** Start DATA **

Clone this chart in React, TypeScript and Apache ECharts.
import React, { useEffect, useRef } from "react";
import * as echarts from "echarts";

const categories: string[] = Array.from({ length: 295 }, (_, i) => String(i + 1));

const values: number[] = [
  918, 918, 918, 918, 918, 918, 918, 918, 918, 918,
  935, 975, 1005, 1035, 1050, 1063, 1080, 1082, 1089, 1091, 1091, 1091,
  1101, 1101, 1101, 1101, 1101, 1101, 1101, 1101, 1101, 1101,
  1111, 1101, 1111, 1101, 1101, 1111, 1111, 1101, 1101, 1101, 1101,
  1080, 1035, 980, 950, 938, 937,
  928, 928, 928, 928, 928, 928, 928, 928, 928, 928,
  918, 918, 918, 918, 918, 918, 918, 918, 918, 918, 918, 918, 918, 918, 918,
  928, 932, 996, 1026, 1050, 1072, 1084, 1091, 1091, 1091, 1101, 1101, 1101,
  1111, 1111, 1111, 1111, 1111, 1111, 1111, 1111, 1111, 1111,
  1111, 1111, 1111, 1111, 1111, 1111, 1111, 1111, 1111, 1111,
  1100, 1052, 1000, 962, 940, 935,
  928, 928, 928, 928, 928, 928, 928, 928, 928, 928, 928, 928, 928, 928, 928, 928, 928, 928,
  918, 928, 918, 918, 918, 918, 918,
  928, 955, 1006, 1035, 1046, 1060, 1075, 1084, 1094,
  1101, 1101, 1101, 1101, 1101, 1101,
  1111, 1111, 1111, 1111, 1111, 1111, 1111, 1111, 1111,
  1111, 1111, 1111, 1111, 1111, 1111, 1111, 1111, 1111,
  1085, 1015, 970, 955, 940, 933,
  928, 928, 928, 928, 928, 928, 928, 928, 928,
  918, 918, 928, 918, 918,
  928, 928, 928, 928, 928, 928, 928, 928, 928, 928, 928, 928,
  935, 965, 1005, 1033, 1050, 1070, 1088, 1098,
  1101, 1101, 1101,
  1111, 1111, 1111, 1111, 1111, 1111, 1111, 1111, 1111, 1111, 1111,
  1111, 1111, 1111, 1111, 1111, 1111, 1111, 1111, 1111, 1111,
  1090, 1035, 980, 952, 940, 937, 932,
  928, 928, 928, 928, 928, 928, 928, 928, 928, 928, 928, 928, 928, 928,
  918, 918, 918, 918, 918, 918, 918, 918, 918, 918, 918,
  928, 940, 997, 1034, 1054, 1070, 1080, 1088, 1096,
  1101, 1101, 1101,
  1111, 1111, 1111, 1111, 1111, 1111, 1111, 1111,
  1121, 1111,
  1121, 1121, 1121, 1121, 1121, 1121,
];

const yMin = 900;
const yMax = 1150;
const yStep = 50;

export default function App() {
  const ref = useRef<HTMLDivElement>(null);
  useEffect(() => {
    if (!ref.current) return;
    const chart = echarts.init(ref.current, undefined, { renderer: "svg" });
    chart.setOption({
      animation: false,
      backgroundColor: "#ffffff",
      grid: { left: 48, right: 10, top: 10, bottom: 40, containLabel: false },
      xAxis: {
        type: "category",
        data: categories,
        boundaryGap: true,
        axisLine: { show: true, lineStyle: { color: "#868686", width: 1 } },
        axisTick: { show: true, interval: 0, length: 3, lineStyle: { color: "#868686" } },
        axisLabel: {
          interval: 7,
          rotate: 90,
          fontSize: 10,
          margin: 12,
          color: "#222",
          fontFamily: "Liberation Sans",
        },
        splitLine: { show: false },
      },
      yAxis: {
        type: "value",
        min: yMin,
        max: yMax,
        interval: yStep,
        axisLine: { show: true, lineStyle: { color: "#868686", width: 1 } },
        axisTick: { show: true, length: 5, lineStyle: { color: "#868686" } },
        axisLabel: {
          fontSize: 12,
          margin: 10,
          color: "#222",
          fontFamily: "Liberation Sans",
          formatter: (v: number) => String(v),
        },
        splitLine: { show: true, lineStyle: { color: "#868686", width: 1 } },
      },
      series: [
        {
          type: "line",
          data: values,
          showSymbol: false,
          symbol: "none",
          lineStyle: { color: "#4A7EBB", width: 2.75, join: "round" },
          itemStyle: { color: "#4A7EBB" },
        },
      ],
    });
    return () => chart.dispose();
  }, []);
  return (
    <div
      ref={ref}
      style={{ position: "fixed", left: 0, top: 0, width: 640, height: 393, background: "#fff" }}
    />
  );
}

** End DATA **

■ AIM ■
Quote each line of the data above exactly as written.

■ COMPLETE ANSWER ■
Clone this chart in React, TypeScript and Apache ECharts.
import React, { useEffect, useRef } from "react";
import * as echarts from "echarts";

const categories: string[] = Array.from({ length: 295 }, (_, i) => String(i + 1));

const values: number[] = [
  918, 918, 918, 918, 918, 918, 918, 918, 918, 918,
  935, 975, 1005, 1035, 1050, 1063, 1080, 1082, 1089, 1091, 1091, 1091,
  1101, 1101, 1101, 1101, 1101, 1101, 1101, 1101, 1101, 1101,
  1111, 1101, 1111, 1101, 1101, 1111, 1111, 1101, 1101, 1101, 1101,
  1080, 1035, 980, 950, 938, 937,
  928, 928, 928, 928, 928, 928, 928, 928, 928, 928,
  918, 918, 918, 918, 918, 918, 918, 918, 918, 918, 918, 918, 918, 918, 918,
  928, 932, 996, 1026, 1050, 1072, 1084, 1091, 1091, 1091, 1101, 1101, 1101,
  1111, 1111, 1111, 1111, 1111, 1111, 1111, 1111, 1111, 1111,
  1111, 1111, 1111, 1111, 1111, 1111, 1111, 1111, 1111, 1111,
  1100, 1052, 1000, 962, 940, 935,
  928, 928, 928, 928, 928, 928, 928, 928, 928, 928, 928, 928, 928, 928, 928, 928, 928, 928,
  918, 928, 918, 918, 918, 918, 918,
  928, 955, 1006, 1035, 1046, 1060, 1075, 1084, 1094,
  1101, 1101, 1101, 1101, 1101, 1101,
  1111, 1111, 1111, 1111, 1111, 1111, 1111, 1111, 1111,
  1111, 1111, 1111, 1111, 1111, 1111, 1111, 1111, 1111,
  1085, 1015, 970, 955, 940, 933,
  928, 928, 928, 928, 928, 928, 928, 928, 928,
  918, 918, 928, 918, 918,
  928, 928, 928, 928, 928, 928, 928, 928, 928, 928, 928, 928,
  935, 965, 1005, 1033, 1050, 1070, 1088, 1098,
  1101, 1101, 1101,
  1111, 1111, 1111, 1111, 1111, 1111, 1111, 1111, 1111, 1111, 1111,
  1111, 1111, 1111, 1111, 1111, 1111, 1111, 1111, 1111, 1111,
  1090, 1035, 980, 952, 940, 937, 932,
  928, 928, 928, 928, 928, 928, 928, 928, 928, 928, 928, 928, 928, 928,
  918, 918, 918, 918, 918, 918, 918, 918, 918, 918, 918,
  928, 940, 997, 1034, 1054, 1070, 1080, 1088, 1096,
  1101, 1101, 1101,
  1111, 1111, 1111, 1111, 1111, 1111, 1111, 1111,
  1121, 1111,
  1121, 1121, 1121, 1121, 1121, 1121,
];

const yMin = 900;
const yMax = 1150;
const yStep = 50;

export default function App() {
  const ref = useRef<HTMLDivElement>(null);
  useEffect(() => {
    if (!ref.current) return;
    const chart = echarts.init(ref.current, undefined, { renderer: "svg" });
    chart.setOption({
      animation: false,
      backgroundColor: "#ffffff",
      grid: { left: 48, right: 10, top: 10, bottom: 40, containLabel: false },
      xAxis: {
        type: "category",
        data: categories,
        boundaryGap: true,
        axisLine: { show: true, lineStyle: { color: "#868686", width: 1 } },
        axisTick: { show: true, interval: 0, length: 3, lineStyle: { color: "#868686" } },
        axisLabel: {
          interval: 7,
          rotate: 90,
          fontSize: 10,
          margin: 12,
          color: "#222",
          fontFamily: "Liberation Sans",
        },
        splitLine: { show: false },
      },
      yAxis: {
        type: "value",
        min: yMin,
        max: yMax,
        interval: yStep,
        axisLine: { show: true, lineStyle: { color: "#868686", width: 1 } },
        axisTick: { show: true, length: 5, lineStyle: { color: "#868686" } },
        axisLabel: {
          fontSize: 12,
          margin: 10,
          color: "#222",
          fontFamily: "Liberation Sans",
          formatter: (v: number) => String(v),
        },
        splitLine: { show: true, lineStyle: { color: "#868686", width: 1 } },
      },
      series: [
        {
          type: "line",
          data: values,
          showSymbol: false,
          symbol: "none",
          lineStyle: { color: "#4A7EBB", width: 2.75, join: "round" },
          itemStyle: { color: "#4A7EBB" },
        },
      ],
    });
    return () => chart.dispose();
  }, []);
  return (
    <div
      ref={ref}
      style={{ position: "fixed", left: 0, top: 0, width: 640, height: 393, background: "#fff" }}
    />
  );
}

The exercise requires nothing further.